— start —

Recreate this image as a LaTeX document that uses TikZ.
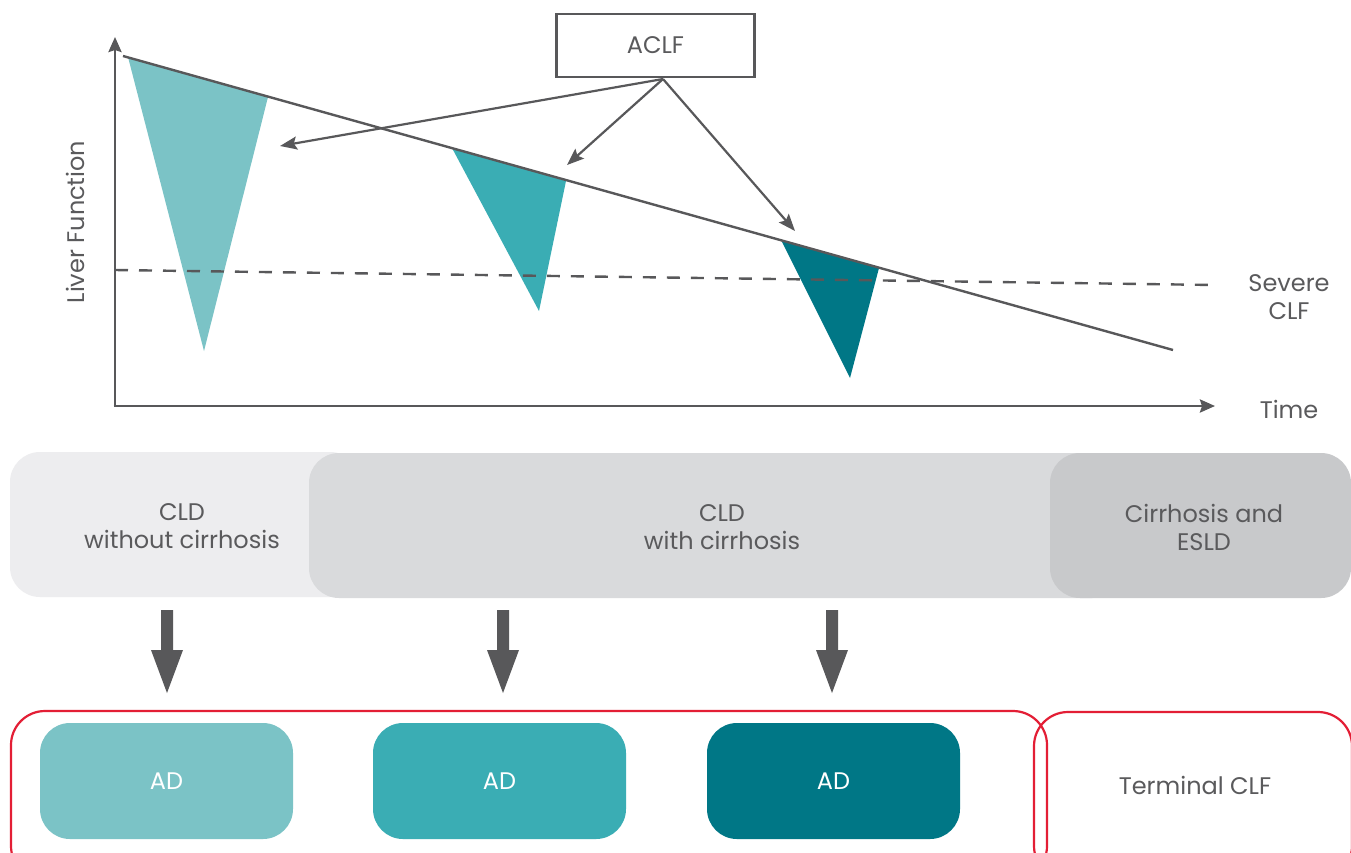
\documentclass[tikz,border=0pt]{standalone}
\usepackage{fontspec}
\setmainfont{Poppins}
\usetikzlibrary{arrows.meta}
\definecolor{txtgray}{HTML}{5A5A5C}
\definecolor{linegray}{HTML}{58585A}
\definecolor{tealA}{HTML}{7BC3C6}
\definecolor{tealB}{HTML}{3AADB4}
\definecolor{tealC}{HTML}{007786}
\definecolor{bandA}{HTML}{EDEDEF}
\definecolor{bandB}{HTML}{D9DADC}
\definecolor{bandC}{HTML}{C8C9CB}
\definecolor{redline}{HTML}{E31E35}
\tikzset{
  lbl/.style={text=txtgray, font=\fontsize{24}{28}\selectfont, align=center, inner sep=0pt},
  axis/.style={draw=linegray, line width=2.6pt, -{Stealth[length=15pt,width=13pt,inset=2pt]}},
  aclfarrow/.style={draw=linegray, line width=2.2pt, -{Stealth[length=17pt,width=13pt,inset=3pt]}},
  band/.style={rounded corners=30pt, draw=none},
  adbox/.style={rounded corners=30pt, minimum width=253pt, minimum height=116pt, inner sep=0pt, text=white, font=\fontsize{24}{28}\selectfont},
  redbox/.style={draw=redline, line width=2.2pt, rounded corners=34pt},
  fatarrow/.style={fill=linegray, draw=none},
}
\begin{document}
\begin{tikzpicture}[x=1pt,y=-1pt]
\useasboundingbox (0,0) rectangle (1351,852);
\clip (0,0) rectangle (1351,852);
\fill[white] (0,0) rectangle (1351,852);

% triangles (drops)
\fill[tealA] (128,57) -- (268,97) -- (204,351) -- cycle;
\fill[tealB] (452,148) -- (566,181) -- (539,311) -- cycle;
\fill[tealC] (781,240) -- (879,268) -- (850,378) -- cycle;

% dashed severe CLF line
\coordinate (dashL) at (115,270);
\coordinate (dashR) at (1215,285);
\draw[linegray, line width=2.4pt, dash pattern=on 13pt off 11pt] (dashL) -- (dashR);

% main decline line
\coordinate (lineS) at (123,56);
\coordinate (lineE) at (1173,350);
\draw[linegray, line width=2.4pt] (lineS) -- (lineE);

% axes
\coordinate (origin) at (115,406);
\coordinate (ytop) at (115,37);
\coordinate (xend) at (1215,406);
\draw[axis] (origin) -- (ytop);
\draw[axis] ([xshift=-1.3pt]origin) -- (xend);

% ACLF box and arrows
\node[draw=linegray, line width=2.4pt, minimum width=198pt, minimum height=63pt, inner sep=0pt, lbl] (aclf) at (655.5,45.5) {ACLF};
\coordinate (aclfB) at (663,79);
\coordinate (t1) at (280,146);
\coordinate (t2) at (567,165);
\coordinate (t3) at (795,231);
\draw[aclfarrow] (aclfB) -- (t1);
\draw[aclfarrow] (aclfB) -- (t2);
\draw[aclfarrow] (aclfB) -- (t3);

% axis labels
\node[lbl, rotate=90] (yl) at (75,222) {Liver Function};
\node[lbl] (sev) at (1289,297) {Severe\\CLF};
\node[lbl] (time) at (1289,409) {Time};

% bands
\fill[band, bandA] (10,452) rectangle (360,597);
\fill[band, bandB] (309,453) rectangle (1122,598);
\fill[band, bandC] (1050,453) rectangle (1351,598);
\node[lbl] (b1) at (182,526) {CLD\\without cirrhosis};
\node[lbl] (b2) at (722,527) {CLD\\with cirrhosis};
\node[lbl] (b3) at (1204,527) {Cirrhosis and\\ESLD};

% fat arrows
\foreach \n/\xx in {1/167, 2/503, 3/832}{
  \coordinate (fa\n) at (\xx,610);
  \fill[fatarrow] ([xshift=-6pt]fa\n) -- ([xshift=6pt]fa\n) -- ([xshift=6pt,yshift=-40pt]fa\n) -- ([xshift=16pt,yshift=-40pt]fa\n) -- ([yshift=-83pt]fa\n) -- ([xshift=-16pt,yshift=-40pt]fa\n) -- ([xshift=-6pt,yshift=-40pt]fa\n) -- cycle;
}

% red boxes
\draw[redbox] (11,711) rectangle (1047,880);
\draw[redbox] (1034,712) rectangle (1352,880);

% AD boxes
\node[adbox, fill=tealA] (ad1) at (166.5,781) {AD};
\node[adbox, fill=tealB] (ad2) at (499.5,781) {AD};
\node[adbox, fill=tealC] (ad3) at (833.5,781) {AD};
\node[lbl] (term) at (1195,785) {Terminal CLF};
\end{tikzpicture}
\end{document}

— end —

• **Set exercise**
Print out the material word for word, omitting the pictures.

• **Task output**
Recreate this image as a LaTeX document that uses TikZ.
\documentclass[tikz,border=0pt]{standalone}
\usepackage{fontspec}
\setmainfont{Poppins}
\usetikzlibrary{arrows.meta}
\definecolor{txtgray}{HTML}{5A5A5C}
\definecolor{linegray}{HTML}{58585A}
\definecolor{tealA}{HTML}{7BC3C6}
\definecolor{tealB}{HTML}{3AADB4}
\definecolor{tealC}{HTML}{007786}
\definecolor{bandA}{HTML}{EDEDEF}
\definecolor{bandB}{HTML}{D9DADC}
\definecolor{bandC}{HTML}{C8C9CB}
\definecolor{redline}{HTML}{E31E35}
\tikzset{
  lbl/.style={text=txtgray, font=\fontsize{24}{28}\selectfont, align=center, inner sep=0pt},
  axis/.style={draw=linegray, line width=2.6pt, -{Stealth[length=15pt,width=13pt,inset=2pt]}},
  aclfarrow/.style={draw=linegray, line width=2.2pt, -{Stealth[length=17pt,width=13pt,inset=3pt]}},
  band/.style={rounded corners=30pt, draw=none},
  adbox/.style={rounded corners=30pt, minimum width=253pt, minimum height=116pt, inner sep=0pt, text=white, font=\fontsize{24}{28}\selectfont},
  redbox/.style={draw=redline, line width=2.2pt, rounded corners=34pt},
  fatarrow/.style={fill=linegray, draw=none},
}
\begin{document}
\begin{tikzpicture}[x=1pt,y=-1pt]
\useasboundingbox (0,0) rectangle (1351,852);
\clip (0,0) rectangle (1351,852);
\fill[white] (0,0) rectangle (1351,852);

% triangles (drops)
\fill[tealA] (128,57) -- (268,97) -- (204,351) -- cycle;
\fill[tealB] (452,148) -- (566,181) -- (539,311) -- cycle;
\fill[tealC] (781,240) -- (879,268) -- (850,378) -- cycle;

% dashed severe CLF line
\coordinate (dashL) at (115,270);
\coordinate (dashR) at (1215,285);
\draw[linegray, line width=2.4pt, dash pattern=on 13pt off 11pt] (dashL) -- (dashR);

% main decline line
\coordinate (lineS) at (123,56);
\coordinate (lineE) at (1173,350);
\draw[linegray, line width=2.4pt] (lineS) -- (lineE);

% axes
\coordinate (origin) at (115,406);
\coordinate (ytop) at (115,37);
\coordinate (xend) at (1215,406);
\draw[axis] (origin) -- (ytop);
\draw[axis] ([xshift=-1.3pt]origin) -- (xend);

% ACLF box and arrows
\node[draw=linegray, line width=2.4pt, minimum width=198pt, minimum height=63pt, inner sep=0pt, lbl] (aclf) at (655.5,45.5) {ACLF};
\coordinate (aclfB) at (663,79);
\coordinate (t1) at (280,146);
\coordinate (t2) at (567,165);
\coordinate (t3) at (795,231);
\draw[aclfarrow] (aclfB) -- (t1);
\draw[aclfarrow] (aclfB) -- (t2);
\draw[aclfarrow] (aclfB) -- (t3);

% axis labels
\node[lbl, rotate=90] (yl) at (75,222) {Liver Function};
\node[lbl] (sev) at (1289,297) {Severe\\CLF};
\node[lbl] (time) at (1289,409) {Time};

% bands
\fill[band, bandA] (10,452) rectangle (360,597);
\fill[band, bandB] (309,453) rectangle (1122,598);
\fill[band, bandC] (1050,453) rectangle (1351,598);
\node[lbl] (b1) at (182,526) {CLD\\without cirrhosis};
\node[lbl] (b2) at (722,527) {CLD\\with cirrhosis};
\node[lbl] (b3) at (1204,527) {Cirrhosis and\\ESLD};

% fat arrows
\foreach \n/\xx in {1/167, 2/503, 3/832}{
  \coordinate (fa\n) at (\xx,610);
  \fill[fatarrow] ([xshift=-6pt]fa\n) -- ([xshift=6pt]fa\n) -- ([xshift=6pt,yshift=-40pt]fa\n) -- ([xshift=16pt,yshift=-40pt]fa\n) -- ([yshift=-83pt]fa\n) -- ([xshift=-16pt,yshift=-40pt]fa\n) -- ([xshift=-6pt,yshift=-40pt]fa\n) -- cycle;
}

% red boxes
\draw[redbox] (11,711) rectangle (1047,880);
\draw[redbox] (1034,712) rectangle (1352,880);

% AD boxes
\node[adbox, fill=tealA] (ad1) at (166.5,781) {AD};
\node[adbox, fill=tealB] (ad2) at (499.5,781) {AD};
\node[adbox, fill=tealC] (ad3) at (833.5,781) {AD};
\node[lbl] (term) at (1195,785) {Terminal CLF};
\end{tikzpicture}
\end{document}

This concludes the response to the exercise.